▶ _Supplied material_
╔══

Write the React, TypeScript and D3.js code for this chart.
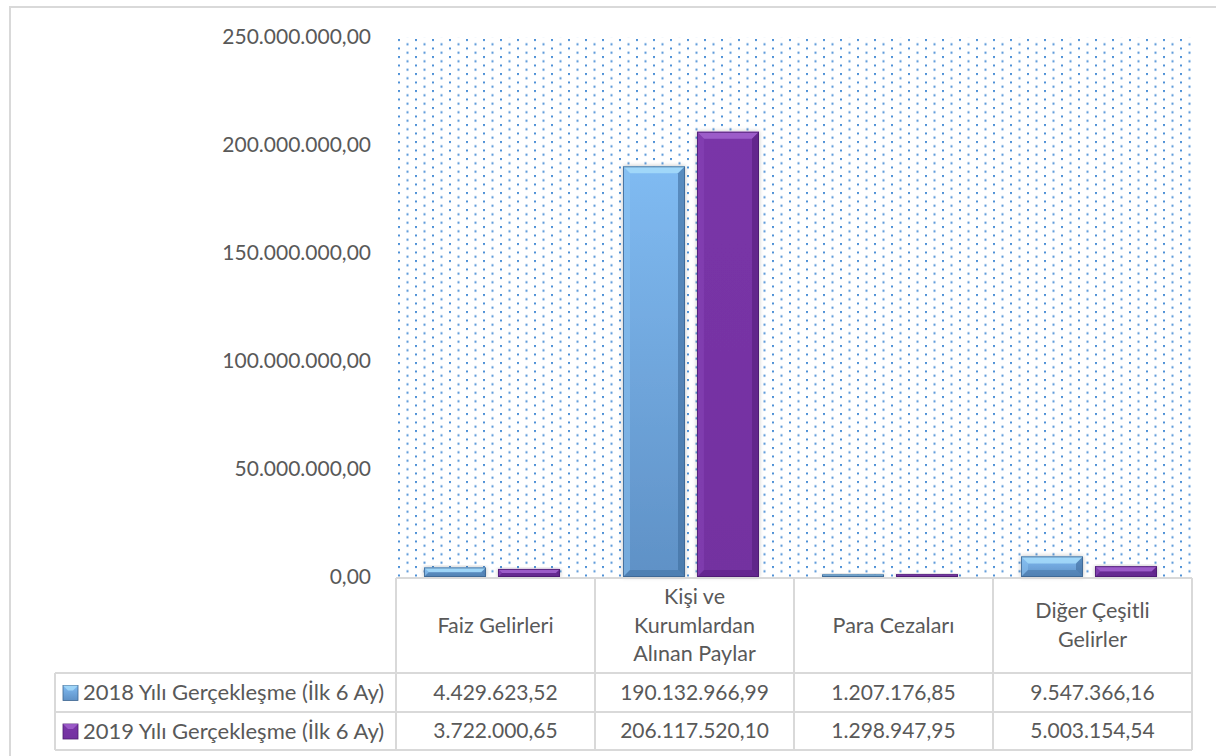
import React from 'react';
import * as d3 from 'd3';

const categories: string[][] = [
  ['Faiz Gelirleri'],
  ['Kişi ve', 'Kurumlardan', 'Alınan Paylar'],
  ['Para Cezaları'],
  ['Diğer Çeşitli', 'Gelirler'],
];
const seriesNames = ['2018 Yılı Gerçekleşme (İlk 6 Ay)', '2019 Yılı Gerçekleşme (İlk 6 Ay)'];
const values2018 = [4429623.52, 190132966.99, 1207176.85, 9547366.16];
const values2019 = [3722000.65, 206117520.1, 1298947.95, 5003154.54];
const yTicks = [0, 50000000, 100000000, 150000000, 200000000, 250000000];

const W = 1216;
const H = 756;
const plot = { left: 396, right: 1192, top: 37, bottom: 577 };
const rows = { head: 673, r1: 712, r2: 750 };
const legendLeft = 55;
const textColor = '#595959';
const lineColor = '#d9d9d9';
const font = 'Lato, "Open Sans", sans-serif';

const trLocale = d3.formatLocale({ decimal: ',', thousands: '.', grouping: [3], currency: ['', ''] });
const fmt = trLocale.format(',.2f');

const seriesStyle = [
  { top: '#80bbf2', bottom: '#5f91c6', bevelTop: '#a6dcfa', light: '#8cc4f2', dark: '#3f6c9c', stroke: '#3d6590', id: 'g18' },
  { top: '#7a35a8', bottom: '#7331a0', bevelTop: '#a263cf', light: '#8a45ba', dark: '#55207c', stroke: '#4b1c6e', id: 'g19' },
];

const Bar: React.FC<{ x: number; y: number; w: number; h: number; s: number }> = ({ x, y, w, h, s }) => {
  const st = seriesStyle[s];
  const b = Math.min(7, h / 2);
  return (
    <g filter="url(#shadow)">
      <rect x={x} y={y} width={w} height={h} fill={`url(#${st.id})`} />
      <polygon points={`${x},${y} ${x + w},${y} ${x + w - b},${y + b} ${x + b},${y + b}`} fill={st.bevelTop} opacity={0.85} />
      <polygon points={`${x},${y} ${x + b},${y + b} ${x + b},${y + h - b} ${x},${y + h}`} fill={st.light} opacity={0.5} />
      <polygon points={`${x + w},${y} ${x + w - b},${y + b} ${x + w - b},${y + h - b} ${x + w},${y + h}`} fill={st.dark} opacity={0.6} />
      <polygon points={`${x},${y + h} ${x + b},${y + h - b} ${x + w - b},${y + h - b} ${x + w},${y + h}`} fill={st.dark} opacity={0.45} />
      <rect x={x + 0.5} y={y + 0.5} width={Math.max(0, w - 1)} height={Math.max(0, h - 1)} fill="none" stroke={st.stroke} strokeWidth={1} opacity={0.8} />
    </g>
  );
};

const App: React.FC = () => {
  const x0 = d3.scaleBand<number>().domain(d3.range(categories.length)).range([plot.left, plot.right]);
  const x1 = d3.scaleBand<number>().domain([0, 1]).range([28, 28 + 136]).paddingInner(0.162);
  const y = d3.scaleLinear().domain([0, 250000000]).range([plot.bottom, plot.top]);
  const series = [values2018, values2019];
  const colX = (i: number) => x0(i)!;
  const bw = x0.bandwidth();

  return (
    <svg width={W} height={H} style={{ position: 'absolute', left: 0, top: 0, background: '#fff' }}>
      <defs>
        <pattern id="dots" patternUnits="userSpaceOnUse" x={398} y={39} width={17} height={8.5}>
          <rect x={0} y={0} width={2} height={2} fill="#4f91d6" />
          <rect x={8.5} y={4.25} width={2} height={2} fill="#4f91d6" />
        </pattern>
        {seriesStyle.map((st) => (
          <linearGradient key={st.id} id={st.id} x1="0" y1="0" x2="0" y2="1">
            <stop offset="0%" stopColor={st.top} />
            <stop offset="100%" stopColor={st.bottom} />
          </linearGradient>
        ))}
        <filter id="shadow" x="-20%" y="-20%" width="140%" height="140%">
          <feDropShadow dx="0" dy="0" stdDeviation="2" floodColor="#000" floodOpacity="0.25" />
        </filter>
      </defs>

      <rect x={10} y={7} width={W + 20} height={H + 20} fill="#fff" stroke={lineColor} strokeWidth={2} />

      {/* plot area */}
      <rect x={plot.left} y={plot.top} width={plot.right - plot.left} height={plot.bottom - plot.top} fill="url(#dots)" />

      {/* y axis labels */}
      {yTicks.map((t) => (
        <text key={t} x={371} y={y(t)} dy="0.35em" textAnchor="end" fontFamily={font} fontSize={21} fill={textColor}>
          {fmt(t)}
        </text>
      ))}

      {/* bars */}
      {categories.map((_, i) =>
        series.map((vals, s) => {
          const bx = colX(i) + x1(s)!;
          const by = y(vals[i]);
          return <Bar key={`${i}-${s}`} x={bx} y={by} w={x1.bandwidth()} h={plot.bottom - by} s={s} />;
        })
      )}

      {/* table lines */}
      <g stroke={lineColor} strokeWidth={2} fill="none">
        <line x1={plot.left} x2={plot.right} y1={plot.bottom + 1} y2={plot.bottom + 1} />
        <line x1={legendLeft} x2={plot.right} y1={rows.head} y2={rows.head} />
        <line x1={legendLeft} x2={plot.right} y1={rows.r1} y2={rows.r1} />
        <line x1={legendLeft} x2={plot.right} y1={rows.r2} y2={rows.r2} />
        <line x1={legendLeft} x2={legendLeft} y1={rows.head} y2={rows.r2} />
        {d3.range(categories.length + 1).map((i) => {
          const lx = i < categories.length ? colX(i) : plot.right;
          return <line key={i} x1={lx} x2={lx} y1={plot.bottom + 1} y2={rows.r2} />;
        })}
      </g>

      {/* category headers */}
      {categories.map((lines, i) => {
        const cy = (plot.bottom + rows.head) / 2;
        const lh = 28.5;
        return (
          <text key={i} textAnchor="middle" fontFamily={font} fontSize={21.5} fill={textColor}>
            {lines.map((l, k) => (
              <tspan key={k} x={colX(i) + bw / 2} y={cy + (k - (lines.length - 1) / 2) * lh} dy="0.35em">
                {l}
              </tspan>
            ))}
          </text>
        );
      })}

      {/* legend + values */}
      {series.map((vals, s) => {
        const top = s === 0 ? rows.head : rows.r1;
        const bottom = s === 0 ? rows.r1 : rows.r2;
        const cy = (top + bottom) / 2;
        const st = seriesStyle[s];
        return (
          <g key={s}>
            <rect x={63} y={cy - 7} width={15} height={15} fill={`url(#${st.id})`} stroke={st.stroke} strokeWidth={0.8} />
            <polygon points={`${63},${cy - 7} ${78},${cy - 7} ${73},${cy - 2} ${68},${cy - 2}`} fill={st.bevelTop} opacity={0.8} />
            <text x={83} y={cy} dy="0.35em" fontFamily={font} fontSize={22} fill={textColor}>
              {seriesNames[s]}
            </text>
            {vals.map((v, i) => (
              <text key={i} x={colX(i) + bw / 2} y={cy} dy="0.35em" textAnchor="middle" fontFamily={font} fontSize={21} fill={textColor}>
                {fmt(v)}
              </text>
            ))}
          </g>
        );
      })}
    </svg>
  );
};

export default App;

╚══

Make an exact copy of the listing above. Do not include the pictures.

▶ _In response_
Write the React, TypeScript and D3.js code for this chart.
import React from 'react';
import * as d3 from 'd3';

const categories: string[][] = [
  ['Faiz Gelirleri'],
  ['Kişi ve', 'Kurumlardan', 'Alınan Paylar'],
  ['Para Cezaları'],
  ['Diğer Çeşitli', 'Gelirler'],
];
const seriesNames = ['2018 Yılı Gerçekleşme (İlk 6 Ay)', '2019 Yılı Gerçekleşme (İlk 6 Ay)'];
const values2018 = [4429623.52, 190132966.99, 1207176.85, 9547366.16];
const values2019 = [3722000.65, 206117520.1, 1298947.95, 5003154.54];
const yTicks = [0, 50000000, 100000000, 150000000, 200000000, 250000000];

const W = 1216;
const H = 756;
const plot = { left: 396, right: 1192, top: 37, bottom: 577 };
const rows = { head: 673, r1: 712, r2: 750 };
const legendLeft = 55;
const textColor = '#595959';
const lineColor = '#d9d9d9';
const font = 'Lato, "Open Sans", sans-serif';

const trLocale = d3.formatLocale({ decimal: ',', thousands: '.', grouping: [3], currency: ['', ''] });
const fmt = trLocale.format(',.2f');

const seriesStyle = [
  { top: '#80bbf2', bottom: '#5f91c6', bevelTop: '#a6dcfa', light: '#8cc4f2', dark: '#3f6c9c', stroke: '#3d6590', id: 'g18' },
  { top: '#7a35a8', bottom: '#7331a0', bevelTop: '#a263cf', light: '#8a45ba', dark: '#55207c', stroke: '#4b1c6e', id: 'g19' },
];

const Bar: React.FC<{ x: number; y: number; w: number; h: number; s: number }> = ({ x, y, w, h, s }) => {
  const st = seriesStyle[s];
  const b = Math.min(7, h / 2);
  return (
    <g filter="url(#shadow)">
      <rect x={x} y={y} width={w} height={h} fill={`url(#${st.id})`} />
      <polygon points={`${x},${y} ${x + w},${y} ${x + w - b},${y + b} ${x + b},${y + b}`} fill={st.bevelTop} opacity={0.85} />
      <polygon points={`${x},${y} ${x + b},${y + b} ${x + b},${y + h - b} ${x},${y + h}`} fill={st.light} opacity={0.5} />
      <polygon points={`${x + w},${y} ${x + w - b},${y + b} ${x + w - b},${y + h - b} ${x + w},${y + h}`} fill={st.dark} opacity={0.6} />
      <polygon points={`${x},${y + h} ${x + b},${y + h - b} ${x + w - b},${y + h - b} ${x + w},${y + h}`} fill={st.dark} opacity={0.45} />
      <rect x={x + 0.5} y={y + 0.5} width={Math.max(0, w - 1)} height={Math.max(0, h - 1)} fill="none" stroke={st.stroke} strokeWidth={1} opacity={0.8} />
    </g>
  );
};

const App: React.FC = () => {
  const x0 = d3.scaleBand<number>().domain(d3.range(categories.length)).range([plot.left, plot.right]);
  const x1 = d3.scaleBand<number>().domain([0, 1]).range([28, 28 + 136]).paddingInner(0.162);
  const y = d3.scaleLinear().domain([0, 250000000]).range([plot.bottom, plot.top]);
  const series = [values2018, values2019];
  const colX = (i: number) => x0(i)!;
  const bw = x0.bandwidth();

  return (
    <svg width={W} height={H} style={{ position: 'absolute', left: 0, top: 0, background: '#fff' }}>
      <defs>
        <pattern id="dots" patternUnits="userSpaceOnUse" x={398} y={39} width={17} height={8.5}>
          <rect x={0} y={0} width={2} height={2} fill="#4f91d6" />
          <rect x={8.5} y={4.25} width={2} height={2} fill="#4f91d6" />
        </pattern>
        {seriesStyle.map((st) => (
          <linearGradient key={st.id} id={st.id} x1="0" y1="0" x2="0" y2="1">
            <stop offset="0%" stopColor={st.top} />
            <stop offset="100%" stopColor={st.bottom} />
          </linearGradient>
        ))}
        <filter id="shadow" x="-20%" y="-20%" width="140%" height="140%">
          <feDropShadow dx="0" dy="0" stdDeviation="2" floodColor="#000" floodOpacity="0.25" />
        </filter>
      </defs>

      <rect x={10} y={7} width={W + 20} height={H + 20} fill="#fff" stroke={lineColor} strokeWidth={2} />

      {/* plot area */}
      <rect x={plot.left} y={plot.top} width={plot.right - plot.left} height={plot.bottom - plot.top} fill="url(#dots)" />

      {/* y axis labels */}
      {yTicks.map((t) => (
        <text key={t} x={371} y={y(t)} dy="0.35em" textAnchor="end" fontFamily={font} fontSize={21} fill={textColor}>
          {fmt(t)}
        </text>
      ))}

      {/* bars */}
      {categories.map((_, i) =>
        series.map((vals, s) => {
          const bx = colX(i) + x1(s)!;
          const by = y(vals[i]);
          return <Bar key={`${i}-${s}`} x={bx} y={by} w={x1.bandwidth()} h={plot.bottom - by} s={s} />;
        })
      )}

      {/* table lines */}
      <g stroke={lineColor} strokeWidth={2} fill="none">
        <line x1={plot.left} x2={plot.right} y1={plot.bottom + 1} y2={plot.bottom + 1} />
        <line x1={legendLeft} x2={plot.right} y1={rows.head} y2={rows.head} />
        <line x1={legendLeft} x2={plot.right} y1={rows.r1} y2={rows.r1} />
        <line x1={legendLeft} x2={plot.right} y1={rows.r2} y2={rows.r2} />
        <line x1={legendLeft} x2={legendLeft} y1={rows.head} y2={rows.r2} />
        {d3.range(categories.length + 1).map((i) => {
          const lx = i < categories.length ? colX(i) : plot.right;
          return <line key={i} x1={lx} x2={lx} y1={plot.bottom + 1} y2={rows.r2} />;
        })}
      </g>

      {/* category headers */}
      {categories.map((lines, i) => {
        const cy = (plot.bottom + rows.head) / 2;
        const lh = 28.5;
        return (
          <text key={i} textAnchor="middle" fontFamily={font} fontSize={21.5} fill={textColor}>
            {lines.map((l, k) => (
              <tspan key={k} x={colX(i) + bw / 2} y={cy + (k - (lines.length - 1) / 2) * lh} dy="0.35em">
                {l}
              </tspan>
            ))}
          </text>
        );
      })}

      {/* legend + values */}
      {series.map((vals, s) => {
        const top = s === 0 ? rows.head : rows.r1;
        const bottom = s === 0 ? rows.r1 : rows.r2;
        const cy = (top + bottom) / 2;
        const st = seriesStyle[s];
        return (
          <g key={s}>
            <rect x={63} y={cy - 7} width={15} height={15} fill={`url(#${st.id})`} stroke={st.stroke} strokeWidth={0.8} />
            <polygon points={`${63},${cy - 7} ${78},${cy - 7} ${73},${cy - 2} ${68},${cy - 2}`} fill={st.bevelTop} opacity={0.8} />
            <text x={83} y={cy} dy="0.35em" fontFamily={font} fontSize={22} fill={textColor}>
              {seriesNames[s]}
            </text>
            {vals.map((v, i) => (
              <text key={i} x={colX(i) + bw / 2} y={cy} dy="0.35em" textAnchor="middle" fontFamily={font} fontSize={21} fill={textColor}>
                {fmt(v)}
              </text>
            ))}
          </g>
        );
      })}
    </svg>
  );
};

export default App;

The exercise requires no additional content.